History of Electroacoustic Music
Thus it was not based on creating timbres out of sine waves (additive synthesis, as was employed by the Telharmonium). Rather than build complex timbres from sine tones, the Trautonium started with a complex wave and filtered it -- a methodology now known as subtractive synthesis. The filters were called tone-formers, based conceptually on the formants that characterize acoustic instruments. The performer could establish formants in different key regions, creating a tone color that varied with tessitura (pitch range). A wire was pressed at some point along its length to create a pitch. A floor pedal controlled volume. Like the theremin and the ondes martenot, the instrument was monophonic -- meaning it could only produce one pitch at a time.
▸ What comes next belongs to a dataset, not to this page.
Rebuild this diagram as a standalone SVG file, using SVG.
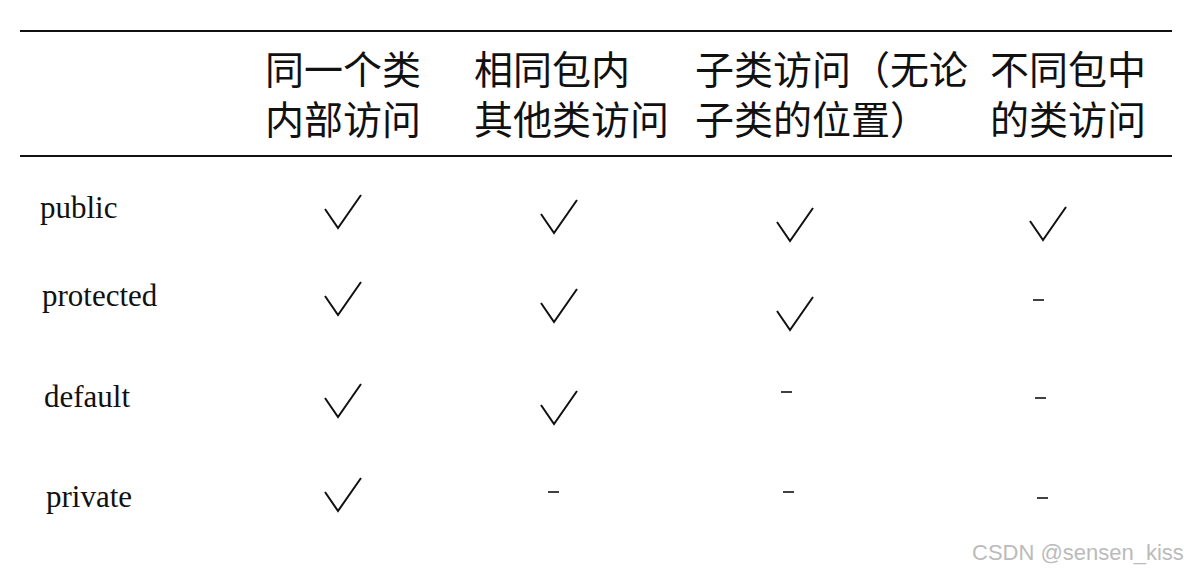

The instrument was popular in the 1930s. It was able to change pitch continuously, like a string instrument. The ability to change tone color with pitch range was also a fascination. Among the composers who wrote for it were Hindemith, Richard Strauss, and Paul Dessau. The instrument was marketed by Telefunken in 1932, making it the first mass-produced electronic instrument in Europe. It was not a commercial success, and was discontinued it in 1935. The instrument may have been just a momentary fad had it not been for the efforts of Hindemith's student, Oskar Skala (1910-2002), who adopted it as his main instrument and continued to work with it, developing improved versions of it over the years.